My son started Reception this September.
Almost as soon as they started, I was told about some episodes where he was playing vey roughly with another boy at playtimes, some shoving and pushing going on from both children. His teacher had a quick talk with me on a few occasions at pick up.
I was pretty horrified this had happened, my son has never shown aggression before in nursery, at home, or in any other setting. He is very clever, has strong ideas on what he wants to do and when (ie: he might make a fuss about finishing the project he is working on before stopping to eat dinner). But never aggression.
My husband and I have assured the school we will work with them, and want this to put a stop to it immediately. We have talked to our son. There is one child in particular who often hurts him. Pushing, shoving to the floor, slapping across the face, hitting on the head with playground apparatus, etc. my son feels very frustrated about this and often tells me he doesn't like this boy, and thinks up ways he can get stronger to defend himself or even get the other boy back. They are both 4 years old.

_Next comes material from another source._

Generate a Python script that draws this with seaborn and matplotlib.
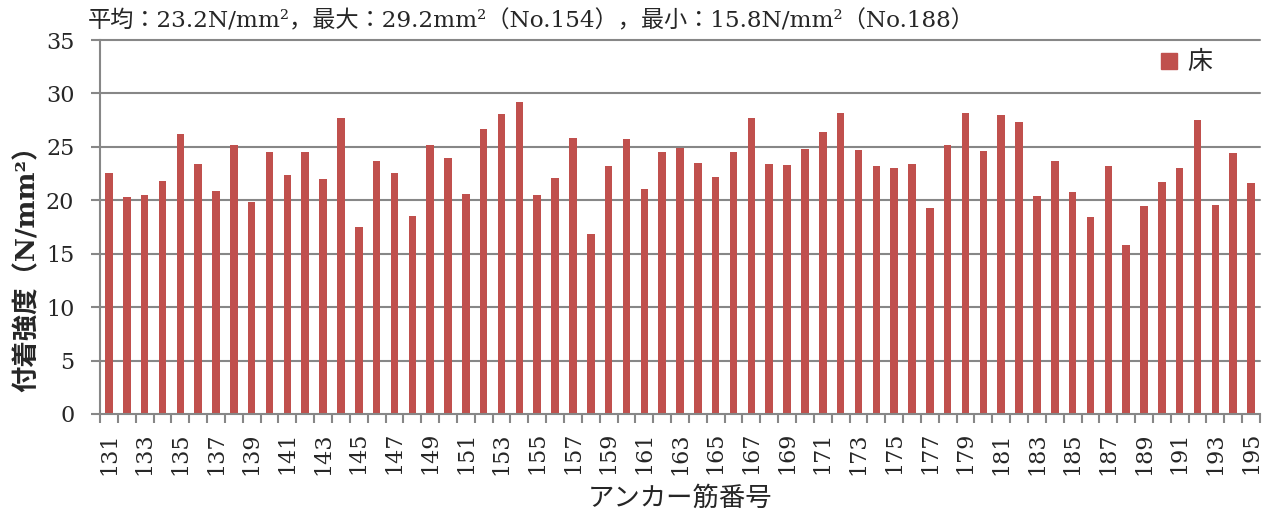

I talked to the teacher regularly abut this (I instigated the follow up talks), and was convinced my son's behaviour was improved, and it was no longer a problem. Recently I spoke to the teacher again because my child came home with torn clothes and a bruise on his eye (caused by other child).
I expressed that my son was being hurt, and no longer hitting/pushing back, but still experiencing the same level of aggression from the other child. The teacher then told me my son is still being aggressive and she believes the boys are the same character and that's why they need to be separated. I don't believe they are the same. I have seen this child on a couple of occasions outside of school, and he approaches my son and teases him by hitting him and running off, several times. My son is a bit scared of him.

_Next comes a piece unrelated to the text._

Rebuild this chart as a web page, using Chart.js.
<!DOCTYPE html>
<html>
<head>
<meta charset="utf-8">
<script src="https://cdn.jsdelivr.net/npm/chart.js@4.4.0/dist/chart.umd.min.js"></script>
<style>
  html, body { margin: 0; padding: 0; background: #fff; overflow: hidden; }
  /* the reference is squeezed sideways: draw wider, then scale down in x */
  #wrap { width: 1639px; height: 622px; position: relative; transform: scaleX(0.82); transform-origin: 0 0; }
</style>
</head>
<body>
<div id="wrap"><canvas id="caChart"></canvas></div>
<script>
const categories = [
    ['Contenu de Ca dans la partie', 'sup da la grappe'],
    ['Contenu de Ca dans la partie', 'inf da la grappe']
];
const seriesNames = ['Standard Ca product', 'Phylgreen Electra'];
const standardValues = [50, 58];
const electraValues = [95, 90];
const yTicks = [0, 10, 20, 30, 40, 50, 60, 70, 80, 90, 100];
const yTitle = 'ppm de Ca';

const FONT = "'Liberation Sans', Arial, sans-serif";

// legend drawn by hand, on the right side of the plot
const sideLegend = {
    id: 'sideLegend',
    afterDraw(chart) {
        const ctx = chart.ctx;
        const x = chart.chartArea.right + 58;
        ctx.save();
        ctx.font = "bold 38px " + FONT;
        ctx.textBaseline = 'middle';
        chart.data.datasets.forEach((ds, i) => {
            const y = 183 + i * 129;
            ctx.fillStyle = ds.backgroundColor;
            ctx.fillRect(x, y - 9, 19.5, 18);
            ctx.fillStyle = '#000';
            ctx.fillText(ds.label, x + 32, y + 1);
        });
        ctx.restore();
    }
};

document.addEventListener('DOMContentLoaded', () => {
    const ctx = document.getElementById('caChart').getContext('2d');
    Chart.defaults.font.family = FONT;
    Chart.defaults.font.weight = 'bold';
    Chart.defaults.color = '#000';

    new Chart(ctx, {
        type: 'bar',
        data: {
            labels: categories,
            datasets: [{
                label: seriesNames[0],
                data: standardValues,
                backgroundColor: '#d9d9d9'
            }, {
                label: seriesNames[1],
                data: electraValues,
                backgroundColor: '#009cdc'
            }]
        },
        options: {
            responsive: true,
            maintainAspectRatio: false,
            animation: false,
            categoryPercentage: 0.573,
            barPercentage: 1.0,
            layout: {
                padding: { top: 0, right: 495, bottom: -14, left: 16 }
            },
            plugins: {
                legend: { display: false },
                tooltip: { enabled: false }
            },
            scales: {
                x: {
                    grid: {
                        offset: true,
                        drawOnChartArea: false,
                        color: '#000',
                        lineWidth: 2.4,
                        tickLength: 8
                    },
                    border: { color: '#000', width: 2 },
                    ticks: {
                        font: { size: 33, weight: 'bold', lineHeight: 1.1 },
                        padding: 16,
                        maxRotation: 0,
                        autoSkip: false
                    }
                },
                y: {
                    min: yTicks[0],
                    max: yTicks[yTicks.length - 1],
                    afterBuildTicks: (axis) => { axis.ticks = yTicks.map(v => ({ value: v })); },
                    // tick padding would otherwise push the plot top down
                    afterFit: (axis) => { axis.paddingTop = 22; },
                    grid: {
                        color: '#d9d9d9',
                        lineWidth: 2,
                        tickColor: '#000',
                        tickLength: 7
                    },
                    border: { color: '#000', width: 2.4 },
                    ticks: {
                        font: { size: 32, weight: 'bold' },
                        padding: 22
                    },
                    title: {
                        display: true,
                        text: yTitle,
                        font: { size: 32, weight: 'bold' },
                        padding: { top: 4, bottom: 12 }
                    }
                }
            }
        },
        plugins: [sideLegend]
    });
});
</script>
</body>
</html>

Now my son is displaying aggression that I think he has learnt at his school, but the teacher thinks my son is as bad as the other child.
I would appreciate any advice on this. How to help my child from being aggressive? How to know whether he is acting out because he feels bullied by the other child? He has been hurt by the other child many, many times, and I know that my son has pushed/shoved, but never retaliated with the same levels of aggression, ie: slapped in the face or hit other child with an object.
Is this bullying, or my son is the problem? It just seems out of character for him to behave badly in a setting like this, he has not done so in the past. I feel awful that the school have already labelled him.